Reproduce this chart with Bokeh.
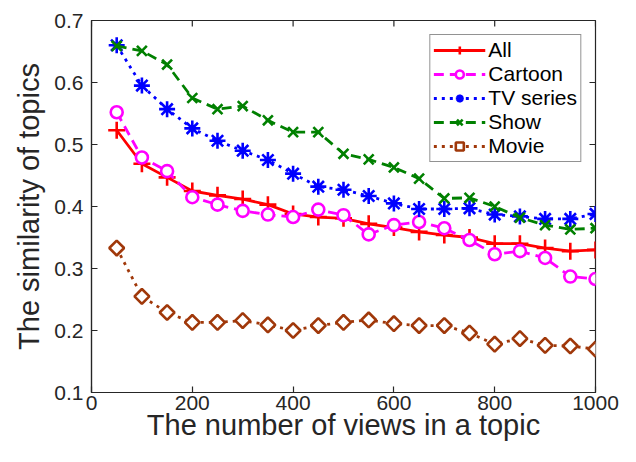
import math
from bokeh.plotting import figure
from bokeh.models import Legend, LegendItem, Range1d, FixedTicker
from bokeh.embed import file_html
from bokeh.resources import INLINE

views = [50, 100, 150, 200, 250, 300, 350, 400, 450, 500,
         550, 600, 650, 700, 750, 800, 850, 900, 950, 1000]

all_vals = [0.523, 0.469, 0.447, 0.425, 0.418, 0.412, 0.403, 0.388, 0.383, 0.381,
            0.372, 0.366, 0.359, 0.354, 0.350, 0.340, 0.340, 0.333, 0.328, 0.330]
cartoon = [0.552, 0.479, 0.457, 0.415, 0.403, 0.393, 0.387, 0.383, 0.395, 0.386,
           0.355, 0.370, 0.375, 0.365, 0.346, 0.323, 0.328, 0.317, 0.287, 0.283]
tv_series = [0.660, 0.595, 0.557, 0.526, 0.506, 0.490, 0.475, 0.453, 0.432, 0.427,
             0.417, 0.405, 0.396, 0.396, 0.397, 0.387, 0.384, 0.380, 0.380, 0.388]
show = [0.659, 0.651, 0.629, 0.575, 0.557, 0.562, 0.539, 0.520, 0.520, 0.485,
        0.476, 0.463, 0.445, 0.413, 0.414, 0.400, 0.382, 0.370, 0.363, 0.365]
movie = [0.333, 0.255, 0.229, 0.213, 0.213, 0.216, 0.209, 0.200, 0.208, 0.213,
         0.217, 0.211, 0.208, 0.208, 0.196, 0.178, 0.187, 0.176, 0.175, 0.170]

x_ticks = [0, 200, 400, 600, 800, 1000]
y_ticks = [0.1, 0.2, 0.3, 0.4, 0.5, 0.6, 0.7]

FONT = "Liberation Sans"
AX = "#262626"

p = figure(width=620, height=446, output_backend="svg", toolbar_location=None,
           x_range=Range1d(x_ticks[0], x_ticks[-1]),
           y_range=Range1d(y_ticks[0], y_ticks[-1]),
           min_border_left=91, min_border_right=25, min_border_top=20,
           min_border_bottom=54)
p.grid.visible = False
p.outline_line_color = AX
p.outline_line_width = 1.2
p.background_fill_color = "white"
p.border_fill_color = "white"

for ax in (p.xaxis[0], p.yaxis[0]):
    ax.axis_line_color = AX
    ax.axis_line_width = 1.2
    ax.major_tick_line_color = AX
    ax.major_tick_line_width = 1.2
    ax.major_tick_in = 6
    ax.major_tick_out = 0
    ax.minor_tick_line_color = None
    ax.major_label_text_font = FONT
    ax.major_label_text_color = AX
    ax.major_label_text_font_size = "21px"
    ax.axis_label_text_font = FONT
    ax.axis_label_text_font_style = "normal"
    ax.axis_label_text_color = AX
    ax.axis_label_text_font_size = "29px"

p.xaxis.ticker = FixedTicker(ticks=x_ticks)
p.yaxis.ticker = FixedTicker(ticks=y_ticks)
p.xaxis.axis_label = "The number of views in a topic"
p.yaxis.axis_label = "The similarity of topics"
p.xaxis.major_label_standoff = 3
p.xaxis.axis_label_standoff = -4
p.yaxis.major_label_standoff = 8
p.yaxis.axis_label_standoff = 6

# inward ticks on the top and right edges of the box
p.scatter(x_ticks, [y_ticks[-1]] * len(x_ticks), marker="dash", angle=math.pi / 2,
          size=12, line_color=AX, line_width=1.2)
p.scatter([x_ticks[-1]] * len(y_ticks), y_ticks, marker="dash",
          size=12, line_color=AX, line_width=1.2)

series = [
    ("All", all_vals, "#FF0000", "solid", "cross", 17, 0.0),
    ("Cartoon", cartoon, "#FF00FF", "10 6", "circle", 12, 0.0),
    ("TV series", tv_series, "#0000FF", "3 5", "asterisk", 16, 0.0),
    ("Show", show, "#008000", "10 6", "x", 14, 0.0),
    ("Movie", movie, "#A0380A", "3 5", "square", 10.5, math.pi / 4),
]

items = []
for name, vals, color, dash, marker, size, ang in series:
    ln = p.line(views, vals, line_color=color, line_width=2.8, line_dash=dash)
    sc = p.scatter(views, vals, marker=marker, size=size, angle=ang, line_color=color,
                   fill_color="white" if marker in ("circle", "square") else color,
                   line_width=2.6)
    items.append(LegendItem(label=name, renderers=[ln, sc]))

legend = Legend(items=items, location="top_right")
legend.label_text_font = FONT
legend.label_text_font_size = "21px"
legend.label_text_color = "black"
legend.label_height = 20
legend.label_standoff = 3
legend.glyph_width = 52
legend.glyph_height = 20
legend.spacing = 0
legend.padding = 3
legend.margin = 14
legend.border_line_color = AX
legend.border_line_width = 1.2
legend.background_fill_alpha = 1
p.add_layout(legend, "center")

open("out.html", "w").write(file_html(p, INLINE))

# # #

▸ **STATED PROBLEM**
Please quote the lines of the material, beginning with the first and ending with the one that contains "0.176, 0.175, 0.170]", exactly as written and without any pictures.

▸ **COMPLETED EXERCISE**
Reproduce this chart with Bokeh.
import math
from bokeh.plotting import figure
from bokeh.models import Legend, LegendItem, Range1d, FixedTicker
from bokeh.embed import file_html
from bokeh.resources import INLINE

views = [50, 100, 150, 200, 250, 300, 350, 400, 450, 500,
         550, 600, 650, 700, 750, 800, 850, 900, 950, 1000]

all_vals = [0.523, 0.469, 0.447, 0.425, 0.418, 0.412, 0.403, 0.388, 0.383, 0.381,
            0.372, 0.366, 0.359, 0.354, 0.350, 0.340, 0.340, 0.333, 0.328, 0.330]
cartoon = [0.552, 0.479, 0.457, 0.415, 0.403, 0.393, 0.387, 0.383, 0.395, 0.386,
           0.355, 0.370, 0.375, 0.365, 0.346, 0.323, 0.328, 0.317, 0.287, 0.283]
tv_series = [0.660, 0.595, 0.557, 0.526, 0.506, 0.490, 0.475, 0.453, 0.432, 0.427,
             0.417, 0.405, 0.396, 0.396, 0.397, 0.387, 0.384, 0.380, 0.380, 0.388]
show = [0.659, 0.651, 0.629, 0.575, 0.557, 0.562, 0.539, 0.520, 0.520, 0.485,
        0.476, 0.463, 0.445, 0.413, 0.414, 0.400, 0.382, 0.370, 0.363, 0.365]
movie = [0.333, 0.255, 0.229, 0.213, 0.213, 0.216, 0.209, 0.200, 0.208, 0.213,
         0.217, 0.211, 0.208, 0.208, 0.196, 0.178, 0.187, 0.176, 0.175, 0.170]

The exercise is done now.